◆ Your goal:
Only the lines from the top of the listing below to the line that has "import pandas as pd" should be echoed, with both ends kept and pictures left out.

>> START Collected data

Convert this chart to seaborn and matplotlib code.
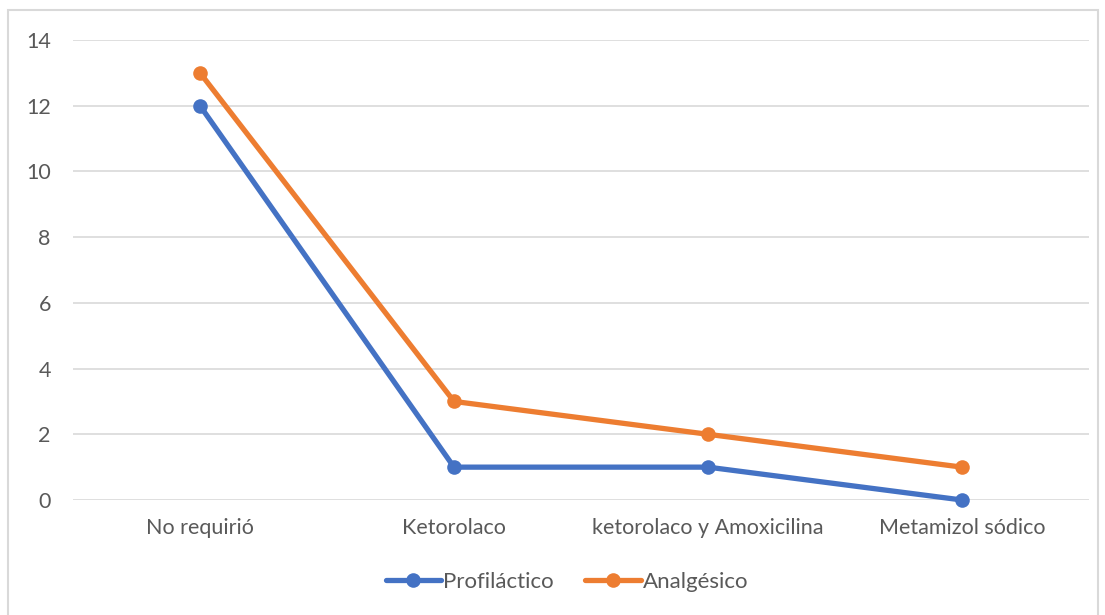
import matplotlib
matplotlib.use("Agg")
import matplotlib.pyplot as plt
import matplotlib.patches as mpatches
import seaborn as sns
import pandas as pd

categorias = ["No requirió", "Ketorolaco", "ketorolaco y Amoxicilina", "Metamizol sódico"]
profilactico = [12, 1, 1, 0]
analgesico = [13, 3, 2, 1]
series = ["Profiláctico", "Analgésico"]
colores = ["#4472C4", "#ED7D31"]
yticks = [0, 2, 4, 6, 8, 10, 12, 14]

df = pd.DataFrame({
    "categoria": categorias * 2,
    "valor": profilactico + analgesico,
    "serie": [series[0]] * len(categorias) + [series[1]] * len(categorias),
})

sns.set_style("white")
plt.rcParams["font.family"] = ["Lato", "DejaVu Sans"]

W, H = 1105, 615
FS = 15.5
fig = plt.figure(figsize=(W / 100, H / 100), dpi=100)
ax = fig.add_axes([73 / W, 1 - 500 / H, (1089 - 73) / W, (500 - 40) / H])

sns.lineplot(data=df, x="categoria", y="valor", hue="serie", palette=colores,
             marker="o", markersize=10.5, markeredgewidth=0, linewidth=3.8,
             sort=False, ax=ax, legend=False)
for ln in ax.lines:
    ln.set_clip_on(False)

ax.set_xlim(-0.5, len(categorias) - 0.5)
ax.set_ylim(0, 14)
ax.set_yticks(yticks)
ax.set_yticklabels([str(v) for v in yticks])
ax.yaxis.grid(True, color="#D9D9D9", linewidth=1.2)
ax.set_axisbelow(True)
for s in ax.spines.values():
    s.set_visible(False)
ax.tick_params(axis="both", length=0, labelsize=FS, labelcolor="#595959")
ax.tick_params(axis="x", pad=13)
ax.tick_params(axis="y", pad=16)
ax.set_xlabel("")
ax.set_ylabel("")

handles = [plt.Line2D([0], [0], color=c, linewidth=3.8, marker="o",
                      markersize=10.5, markeredgewidth=0) for c in colores]
fig.legend(handles, series, loc="center", bbox_to_anchor=(567 / W, 1 - 582 / H),
           ncol=2, frameon=False, fontsize=16, labelcolor="#595959",
           handlelength=2.5, handletextpad=0.1, columnspacing=1.4)

border = mpatches.Rectangle((8 / W, -0.05), (1098 - 8) / W, 1.05 - 10 / H,
                            transform=fig.transFigure, fill=False,
                            edgecolor="#D9D9D9", linewidth=1.5)
fig.patches.append(border)

fig.savefig("out.png", dpi=100)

>> END Collected data

◆ Problem solution:
Convert this chart to seaborn and matplotlib code.
import matplotlib
matplotlib.use("Agg")
import matplotlib.pyplot as plt
import matplotlib.patches as mpatches
import seaborn as sns
import pandas as pd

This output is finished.